Lo primero que sorprende de este poeta es su conocimiento del lugar, de las ceremonias, del lenguaje local y de los quehaceres propios de los mineros y de los devotos. Indudablemente, conoce, de las romerías, de las fiestas y de un sinnúmero de milagros, tanto del pueblo como de otros, relacionados con esta devoción. Por ejemplo: la mujer que se salva de un naufragio, curación de una ciega, el minero de Tamaya y otros, que ya han sido recogidos en distintos libros, incluido en el capital de Floridor Pérez: Mitos y leyendas de Chile (Editorial Zig Zag).
El autor nos marca la fina, pero absoluta diferencia entre la fe mariana y el disfraz del arlequín, que anda este, hoy, más que nunca, de aquí para allá, en su juerga banal y halloweense.

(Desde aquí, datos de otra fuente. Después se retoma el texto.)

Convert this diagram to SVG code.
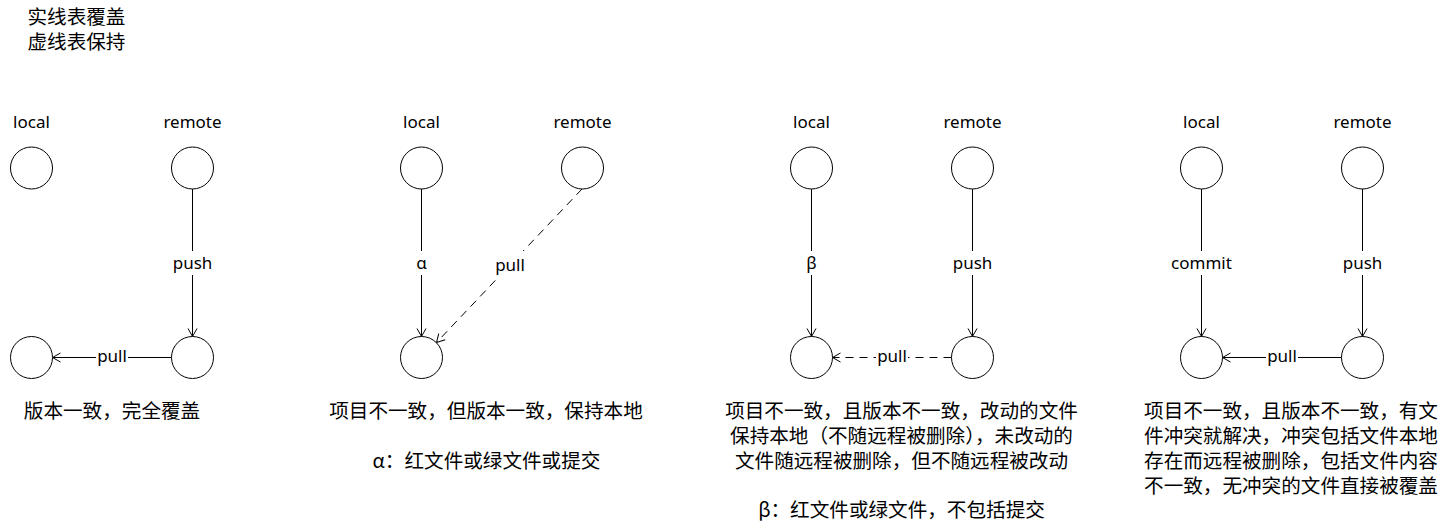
<svg xmlns="http://www.w3.org/2000/svg" width="1452" height="532" viewBox="0 0 1452 532">
<defs>
<marker id="arr" markerUnits="userSpaceOnUse" markerWidth="14" markerHeight="14" viewBox="-11 -7 14 14" refX="0" refY="0" orient="auto">
<path d="M-8,-4.5 L0,0 L-8,4.5" fill="none" stroke="#000" stroke-width="1"/>
</marker>
</defs>
<style>
.n{fill:#fff;stroke:#000;stroke-width:1}
.e{fill:none;stroke:#000;stroke-width:1;marker-end:url(#arr)}
.d{stroke-dasharray:8 6}
.bg{fill:#fff;stroke:none}
.lbl{font-family:"Noto Sans","Noto Sans CJK SC",sans-serif;font-size:17px;fill:#000;text-anchor:middle}
.cn{font-family:"Noto Sans CJK SC","Noto Sans",sans-serif;font-size:19.6px;fill:#000;text-anchor:middle}
.cs{font-family:"Noto Sans CJK SC","Noto Sans",sans-serif;font-size:19.6px;fill:#000}
</style>
<rect width="1452" height="532" fill="#fff"/>
<g id="legend">
<text class="cs" x="27.5" y="24">实线表覆盖</text>
<text class="cs" x="27.5" y="49">虚线表保持</text>
</g>
<g id="connectors">
<line class="e" x1="192.5" y1="189" x2="192.5" y2="336.5"/>
<line class="e" x1="171.5" y1="357.5" x2="52.5" y2="357.5"/>
<line class="e" x1="421.5" y1="189" x2="421.5" y2="336.5"/>
<line class="e d" x1="582" y1="189" x2="436.5" y2="342.5"/>
<line class="e" x1="811.5" y1="189" x2="811.5" y2="336.5"/>
<line class="e" x1="972.5" y1="189" x2="972.5" y2="336.5"/>
<line class="e d" x1="951.5" y1="357.5" x2="832.5" y2="357.5"/>
<line class="e" x1="1201.5" y1="189" x2="1201.5" y2="336.5"/>
<line class="e" x1="1362.5" y1="189" x2="1362.5" y2="336.5"/>
<line class="e" x1="1341.5" y1="357.5" x2="1222.5" y2="357.5"/>
<rect class="bg" x="174" y="251" width="37" height="24"/>
<text class="lbl" x="192.5" y="269">push</text>
<rect class="bg" x="96" y="347" width="32" height="20"/>
<text class="lbl" x="112" y="362">pull</text>
<rect class="bg" x="414" y="251" width="15" height="24"/>
<text class="lbl" x="421.5" y="269">α</text>
<rect class="bg" x="494" y="251" width="32" height="28"/>
<text class="lbl" x="510" y="271">pull</text>
<rect class="bg" x="804" y="251" width="15" height="24"/>
<text class="lbl" x="811.5" y="269">β</text>
<rect class="bg" x="954" y="251" width="37" height="24"/>
<text class="lbl" x="972.5" y="269">push</text>
<rect class="bg" x="876" y="347" width="32" height="20"/>
<text class="lbl" x="892" y="362">pull</text>
<rect class="bg" x="1170" y="251" width="63" height="24"/>
<text class="lbl" x="1201.5" y="269">commit</text>
<rect class="bg" x="1344" y="251" width="37" height="24"/>
<text class="lbl" x="1362.5" y="269">push</text>
<rect class="bg" x="1266" y="347" width="32" height="20"/>
<text class="lbl" x="1282" y="362">pull</text>
</g>
<g id="case1">
<g id="c1-local"><text class="lbl" x="31.5" y="128">local</text><circle class="n" cx="31.5" cy="168" r="21"/></g>
<g id="c1-remote"><text class="lbl" x="192.5" y="128">remote</text><circle class="n" cx="192.5" cy="168" r="21"/></g>
<g id="c1-local2"><circle class="n" cx="31.5" cy="357.5" r="21"/></g>
<g id="c1-remote2"><circle class="n" cx="192.5" cy="357.5" r="21"/></g>
<g id="c1-text"><text class="cn" x="112" y="418">版本一致，完全覆盖</text></g>
</g>
<g id="case2">
<g id="c2-local"><text class="lbl" x="421.5" y="128">local</text><circle class="n" cx="421.5" cy="168" r="21"/></g>
<g id="c2-remote"><text class="lbl" x="582.5" y="128">remote</text><circle class="n" cx="582.5" cy="168" r="21"/></g>
<g id="c2-local2"><circle class="n" cx="421.5" cy="357.5" r="21"/></g>
<g id="c2-text"><text class="cn" x="486" y="418">项目不一致，但版本一致，保持本地</text>
<text class="cn" x="486.5" y="468">α：红文件或绿文件或提交</text></g>
</g>
<g id="case3">
<g id="c3-local"><text class="lbl" x="811.5" y="128">local</text><circle class="n" cx="811.5" cy="168" r="21"/></g>
<g id="c3-remote"><text class="lbl" x="972.5" y="128">remote</text><circle class="n" cx="972.5" cy="168" r="21"/></g>
<g id="c3-local2"><circle class="n" cx="811.5" cy="357.5" r="21"/></g>
<g id="c3-remote2"><circle class="n" cx="972.5" cy="357.5" r="21"/></g>
<g id="c3-text"><text class="cn" x="901.5" y="418">项目不一致，且版本不一致，改动的文件</text>
<text class="cn" x="901.5" y="443">保持本地（不随远程被删除），未改动的</text>
<text class="cn" x="901.5" y="468">文件随远程被删除，但不随远程被改动</text>
<text class="cn" x="901.5" y="517">β：红文件或绿文件，不包括提交</text></g>
</g>
<g id="case4">
<g id="c4-local"><text class="lbl" x="1201.5" y="128">local</text><circle class="n" cx="1201.5" cy="168" r="21"/></g>
<g id="c4-remote"><text class="lbl" x="1362.5" y="128">remote</text><circle class="n" cx="1362.5" cy="168" r="21"/></g>
<g id="c4-local2"><circle class="n" cx="1201.5" cy="357.5" r="21"/></g>
<g id="c4-remote2"><circle class="n" cx="1362.5" cy="357.5" r="21"/></g>
<g id="c4-text"><text class="cn" x="1291" y="418">项目不一致，且版本不一致，有文</text>
<text class="cn" x="1291" y="443">件冲突就解决，冲突包括文件本地</text>
<text class="cn" x="1291" y="468">存在而远程被删除，包括文件内容</text>
<text class="cn" x="1291" y="493">不一致，无冲突的文件直接被覆盖</text></g>
</g>
</svg>
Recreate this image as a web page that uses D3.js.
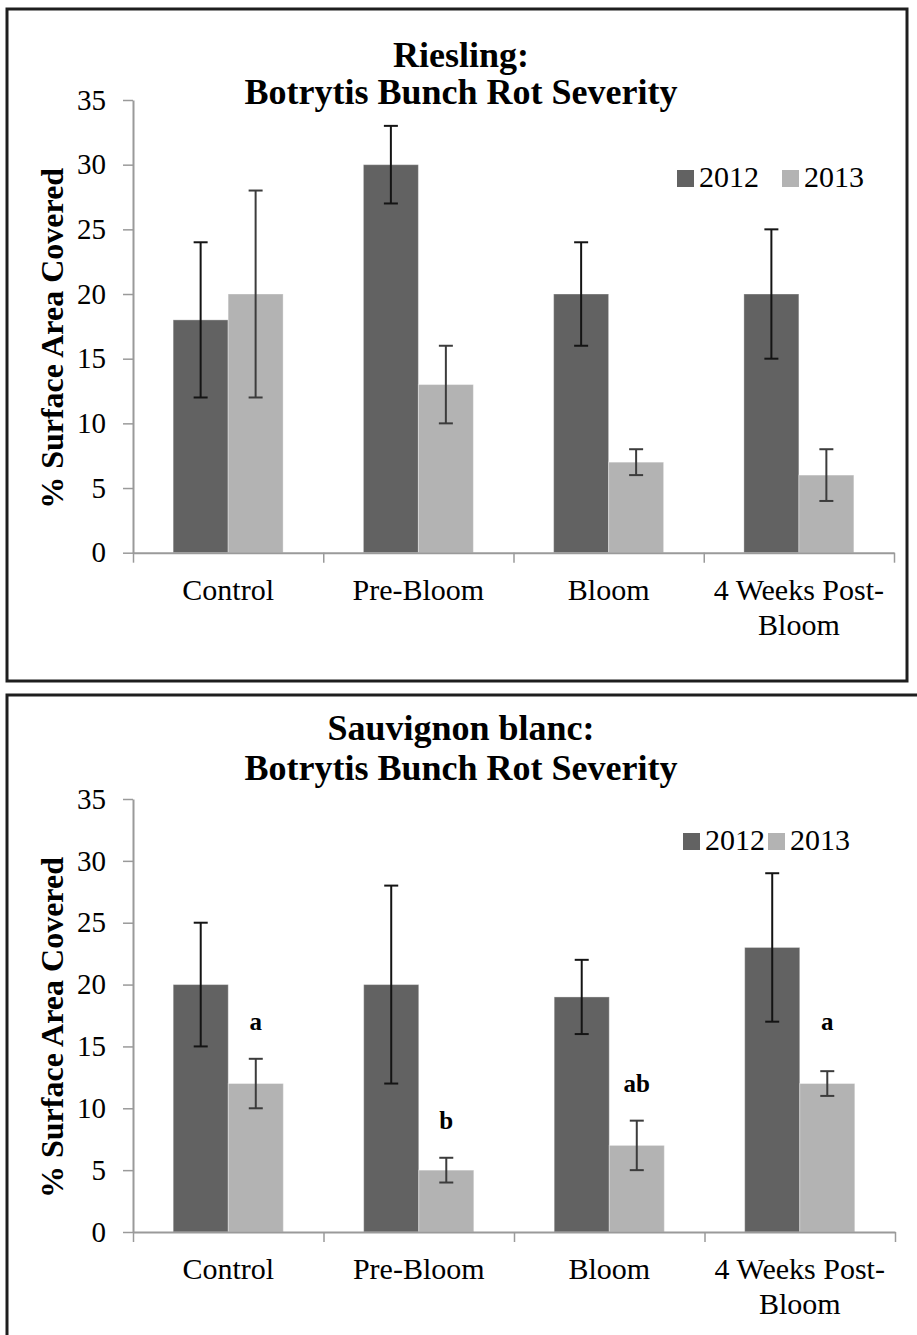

El primer poema ilumina; es de “tierra y oro”: El Romero (Atardecer del 25 de diciembre). La inicial estrofa expresa desde la hondura del aliento del hablante devoto: “¡Madre de Andacollo, el amor/ va a ti, en saeta de besos!/ ¡Gracias, que ya el camino/ alivia el cuerpo!/ Romero, a ti con mi canto,/ Señora, alcanzo de lejos”. En la segunda estrofa del mismo poema, sale de su intimismo, y se encuentra en el paraje bucólico de esa lontananza: “Va durmiéndose la tarde/ desteñida, por los cerros/ se va, y yo canto la luz/ de tus pupilas de cielo./ Señora, andas en el aire/ o vuela hacia ti el sendero”.
En el poema que sigue, llamado: En el santuario, mantiene la precisión de los versos y, aún más, mantiene la voz del que sabe de lo que habla: “¡Dios te salve, divina! Eres la Hermosa,/ la única estrella que embellece el mundo./ Dice contigo mi dolor profundo,/ que halla en tu faz la piedad de la rosa”. Es un poema de cuatro estrofas muy consistente, donde la sutileza y precisión en la construcción de los versos nos indica del fervor y dominio del sentimiento religioso.
En poema coral, titulado: Se oye el canto de las multitudes, el poeta alcanza un éxtasis de misa, de elevación, donde los versos son letanías en busca de encontrarse: con la comunión del cielo y la tierra, de las flautas y tambores, de la plegaria con la esperanza y topar el espíritu tutelar con el cuerpo sudado del promesero. Aquí, aparece la redención, el sufrimiento y el encuentro con antepasados, que, también, fueron flauteros y abrazaron, en la vida y la muerte, la alegoría de la eternidad. El poeta se sale de su armadura formal y se arriesga, para que la poesía sea arte poética.
El último capítulo se denomina: Milagros. Tiene la virtud de ser más expreso. Está dedicado a diversos prodigios, donde los devotos son reparados por milagros de la Virgen. Es muy notable e histórico el hecho que personas con nombres y apellidos son regresados del olvido. No solo por el suceso milagrero, sino por los versos del poeta, que se ubican en la regionalidad e identificación de los lugares y quehaceres de los hijos del Norte Infinito.
Es un gran aporte no solo a la poesía chilena sino al ethos diferenciado y prolífero de la identidad de Coquimbo, que, aquí, tiene el mejor ejemplo de su lugar en el mundo.
Se trata de uno de los mejores libros de poesía de Coquimbo. Sus versos me recuerdan a otros grandes poetas austeros de aquí, como Fernando Binvignat, Roberto Flores, Benjamín Vicuña Solar, Jorge Eduardo Zambra… Este libro reúne versos maestros con profundidad temática y diferenciación identitaria, que no vemos casi en la poesía local, donde repercuten más los nombres que la misma poesía.